XXI.3 The parties shall make such submissions and supply such information to the expert or experts as they may think fit and the experts shall be entitled to make such enquires and receive such submissions or information from the parties or from other persons as they may require for the purposes of resolving the dispute (but the parties shall only provide such information at their discretion)
Provided that the parties shall endeavour to limit the submissions and information given to experts to the specific area or areas of disagreement and the parties shall endeavour to limit the responsibilities and determination of the experts to such area or areas
5. The experts shall consider all submissions and information made or given by the parties and before giving a final determination shall submit a draft thereof to the parties and the parties shall be entitled with fourteen (14) days thereafter to make representations to the experts
6. In any communication of the draft determination of the experts to the parties and in any final determination given by them the experts shall give reasons for their decision."
"(a) BGTL is equally able to calculate Gross Revenue on the basis set out in Article XIX as the Sellers. It is the product of the Contract Price which BGTL will know, and the Annual Contract Quantity (i.e. the DCQ on an annual basis).
(b) BGTL would bear in mind that Gross Revenue represents a maximum level for Production Costs which the Sellers can bear if the latter exceed Gross Revenue, the Article XIX.1 test will show that continued production will no longer be Economic.
(c) BGTL can rely upon its own extensive experience as a buyer of gas, and is able to obtain publicly available and objective material on Production Costs, such as Wood Mackenzie's publications (an energy industry consultancy that produces detailed information on UK oil and gas fields). It could have instructed an external consultant to analyse the position and advise on whether to issue notices of objection.

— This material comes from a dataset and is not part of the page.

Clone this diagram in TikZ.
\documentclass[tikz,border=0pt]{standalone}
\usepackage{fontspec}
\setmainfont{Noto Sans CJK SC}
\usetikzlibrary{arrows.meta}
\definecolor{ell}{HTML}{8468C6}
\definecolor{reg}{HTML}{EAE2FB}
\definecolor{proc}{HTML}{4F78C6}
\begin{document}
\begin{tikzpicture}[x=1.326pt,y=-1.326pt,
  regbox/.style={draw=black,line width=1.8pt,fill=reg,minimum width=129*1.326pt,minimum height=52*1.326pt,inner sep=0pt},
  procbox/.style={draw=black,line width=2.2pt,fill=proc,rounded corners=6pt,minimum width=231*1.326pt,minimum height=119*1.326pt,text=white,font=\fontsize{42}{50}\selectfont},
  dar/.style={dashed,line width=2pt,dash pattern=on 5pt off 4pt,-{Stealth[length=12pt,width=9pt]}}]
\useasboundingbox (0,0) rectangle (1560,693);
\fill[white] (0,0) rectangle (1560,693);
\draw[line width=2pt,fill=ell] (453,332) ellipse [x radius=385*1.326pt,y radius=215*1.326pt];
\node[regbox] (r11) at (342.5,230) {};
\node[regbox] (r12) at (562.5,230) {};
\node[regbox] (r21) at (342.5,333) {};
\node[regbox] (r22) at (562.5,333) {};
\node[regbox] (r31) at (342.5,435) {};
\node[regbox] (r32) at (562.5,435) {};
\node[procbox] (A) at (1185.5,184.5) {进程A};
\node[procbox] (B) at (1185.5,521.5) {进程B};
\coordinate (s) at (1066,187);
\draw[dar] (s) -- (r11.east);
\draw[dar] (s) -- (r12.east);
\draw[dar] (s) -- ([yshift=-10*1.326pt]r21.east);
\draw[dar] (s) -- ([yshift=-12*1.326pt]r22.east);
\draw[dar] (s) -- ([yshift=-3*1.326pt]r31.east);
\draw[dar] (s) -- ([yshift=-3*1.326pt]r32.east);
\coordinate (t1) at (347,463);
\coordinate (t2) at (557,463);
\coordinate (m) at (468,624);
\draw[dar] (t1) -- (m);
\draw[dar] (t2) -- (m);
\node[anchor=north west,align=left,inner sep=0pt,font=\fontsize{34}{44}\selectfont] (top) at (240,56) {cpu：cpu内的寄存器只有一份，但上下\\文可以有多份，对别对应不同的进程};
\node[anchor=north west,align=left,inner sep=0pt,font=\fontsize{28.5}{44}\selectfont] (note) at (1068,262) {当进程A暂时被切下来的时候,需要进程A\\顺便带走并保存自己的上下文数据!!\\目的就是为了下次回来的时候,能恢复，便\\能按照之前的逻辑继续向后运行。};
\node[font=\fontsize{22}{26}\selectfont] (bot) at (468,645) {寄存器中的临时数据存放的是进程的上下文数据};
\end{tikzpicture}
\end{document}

This fits with the six month period provided by Article XIX, Clause 4 for BGTL's response."
"19. I would have expected the Sellers to provide sufficient material to enable BGTL to form a view on the assertion that continued production would no longer be Economic. This need not necessarily be a full line by line analysis of the financial schedules to which Mr Sanders refers (although in my opinion such information will need to be provided in an Expert determination if BGTL's challenge to the validity of the notices is unsuccessful). However, it would include the assumptions and the basic analyses/figures which formed part of the Sellers' reasoning and led it to its conclusion. This analysis could be expected to be easily at hand for the Sellers because, as explained by Mr Sanders in paragraph 35 of his Witness Statement, it is necessary for the Sellers to conduct such an analysis in order to work out whether the position has been reached. Furthermore, such analysis would no doubt be included in the analysis of the reasons for seeking to terminate the Principal Agreements presented to management in Perenco and then presented by Perenco as Operator to Amerada.

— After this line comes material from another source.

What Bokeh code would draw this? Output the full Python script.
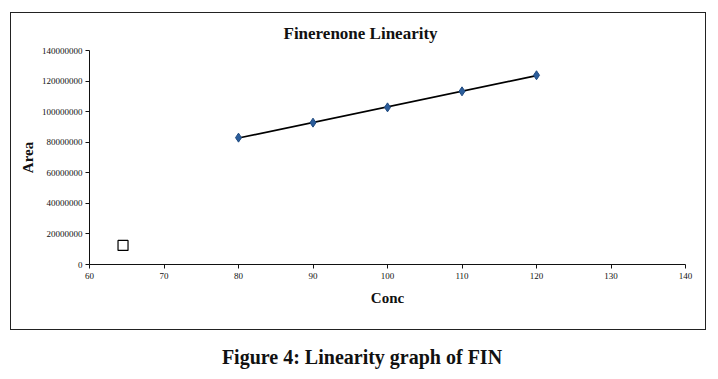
from bokeh.plotting import figure
from bokeh.models import Range1d, FixedTicker, Title, Div, NumeralTickFormatter
from bokeh.layouts import column
from bokeh.embed import file_html
from bokeh.resources import INLINE
import numpy as np

# data
conc = [80, 90, 100, 110, 120]
area = [83000000, 92800000, 102800000, 113300000, 123800000]
marker_x = [64.5]
marker_y = [12500000]
x_ticks = [60, 70, 80, 90, 100, 110, 120, 130, 140]
y_ticks = [0, 20000000, 40000000, 60000000, 80000000, 100000000, 120000000, 140000000]

FONT = "Liberation Serif"

p = figure(width=696, height=318, output_backend="svg", toolbar_location=None,
           x_range=Range1d(60, 140), y_range=Range1d(0, 140000000),
           min_border_left=78, min_border_right=22, min_border_top=37, min_border_bottom=67)
p.styles = {"border": "1.5px solid #222"}
p.margin = (12, 0, 0, 10)
p.outline_line_color = None
p.xgrid.visible = False
p.ygrid.visible = False

t = Title(text="Finerenone Linearity", align="left", offset=194, standoff=16,
          text_font=FONT, text_font_size="17px", text_font_style="bold", text_color="#111")
p.add_layout(t, "above")

for ax in (p.xaxis[0], p.yaxis[0]):
    ax.major_label_text_font = FONT
    ax.major_label_text_font_size = "9px"
    ax.major_label_text_color = "#111"
    ax.axis_label_text_font = FONT
    ax.axis_label_text_font_style = "bold"
    ax.axis_label_text_color = "#111"
    ax.axis_line_color = "#111"
    ax.major_tick_line_color = "#111"
    ax.major_tick_out = 4
    ax.major_tick_in = 0
    ax.minor_tick_line_color = None

p.xaxis.ticker = FixedTicker(ticks=x_ticks)
p.yaxis.ticker = FixedTicker(ticks=y_ticks)
p.yaxis.formatter = NumeralTickFormatter(format="0")
p.xaxis.axis_label = "Conc"
p.xaxis.axis_label_text_font_size = "15px"
p.xaxis.axis_label_standoff = 8
p.yaxis.axis_label = "Area"
p.yaxis.axis_label_text_font_size = "15px"
p.yaxis.axis_label_standoff = 3
p.xaxis.major_label_standoff = 4
p.yaxis.major_label_standoff = 3

# trendline
slope, intercept = np.polyfit(conc, area, 1)
tx = [conc[0], conc[-1]]
ty = [slope * v + intercept for v in tx]
p.line(tx, ty, line_color="black", line_width=1.6)

p.scatter(conc, area, marker="diamond", size=9, fill_color="#2B5D9B", line_color="#1F4A80")
p.scatter(marker_x, marker_y, marker="square", size=10, fill_color="white", line_color="black", line_width=1.2)

cap = Div(text="Figure 4: Linearity graph of FIN", width=702,
          styles={"text-align": "center", "font-family": FONT, "font-weight": "bold",
                  "font-size": "20px", "color": "#111", "width": "702px"})
cap.margin = (13, 0, 0, 11)

layout = column(p, cap)
open("out.html", "w").write(file_html(layout, INLINE))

20. It is not correct to say that BGTL could form an accurate view of the level of Production Costs for these fields on the basis of its own experience, publicly available information or with the assistance of an external consultant. The estimate of production costs can vary widely and, without detailed information from the operator of a field, a third party will find it extremely difficult to ascertain with any precision what those costs are. For example, the estimates of production costs available to BGTL from published third party sources range for the Leman Field from £18 million to £27 million and for the Indefatigable Field from £12 million to £14 million. Furthermore, as detailed in Mr Sanders' Witness Statement, certain costs are excluded from the calculation of Production Costs for these fields. It is clear from Mr Sanders' account of the provisions of the Principal Agreements that the issue of the costs to be included in the calculation of Production Costs is complex and the reason we would expect to see a Seller's view of costs would be to ensure the costs to be excluded under those provisions had been properly accounted for."
" "Production Costs" shall mean
(i) those costs which it is anticipated would be incurred by the Seller and the other Producers (and which would not be incurred if production from the Reservoir ceased) directly related to
(A) the inspection maintenance repair and operation of the Delivery Facilities
(B) the premiums incurred in insuring compulsorily insured risks and other liability risks normally insured by a reasonable and prudent operator in similar circumstances
(C) those direct overheads justifiably associated with the costs referred to in sub-clauses (A) and (B) above (and which are not already included therein) and the Seller shall if so requested produce past figures for all such overheads .."
This is as it seems to me not determinative of what is required of a notice whereby the sellers seek to set in train a contractual termination of the agreement. On the other hand it does appear in that part of the agreement which deals with what "Production Costs" shall mean in any determination of whether continued production is Economic. Furthermore it is the detailed sub-clause immediately preceding the notice provision sub-clause 3. The contract therefore provides that the buyers may at any time request the past figures concerning the relevant overheads but obviously one time at which it would be particularly relevant to require such information and perhaps the time at which it would be most relevant to require it would be when the buyers are in receipt of a notice from the sellers pursuant to Article XIX.3. If the buyers are right as to the required content of the notice the past figures concerning the relevant overheads would presumably be comprised within "the assumptions and the basic analyses/figures which formed part of the seller's reasoning and led to its conclusion" I quote Mr Wilson on what he would have expected a valid notice would include. It would perhaps be strange if the contract provided a specific obligation on the sellers to produce certain information if in the paradigm case when such information would be required by the buyers it would already have been provided. Conversely the sub-clause might represent a compromise, identifying one category of information peculiarly internal to the sellers, direct overheads which would not be incurred if production ceased, which it is agreed ought reasonably to be made available to the buyers when they are deciding whether to serve notice of objection to the sellers' notice of their belief that continued production will no longer be Economic.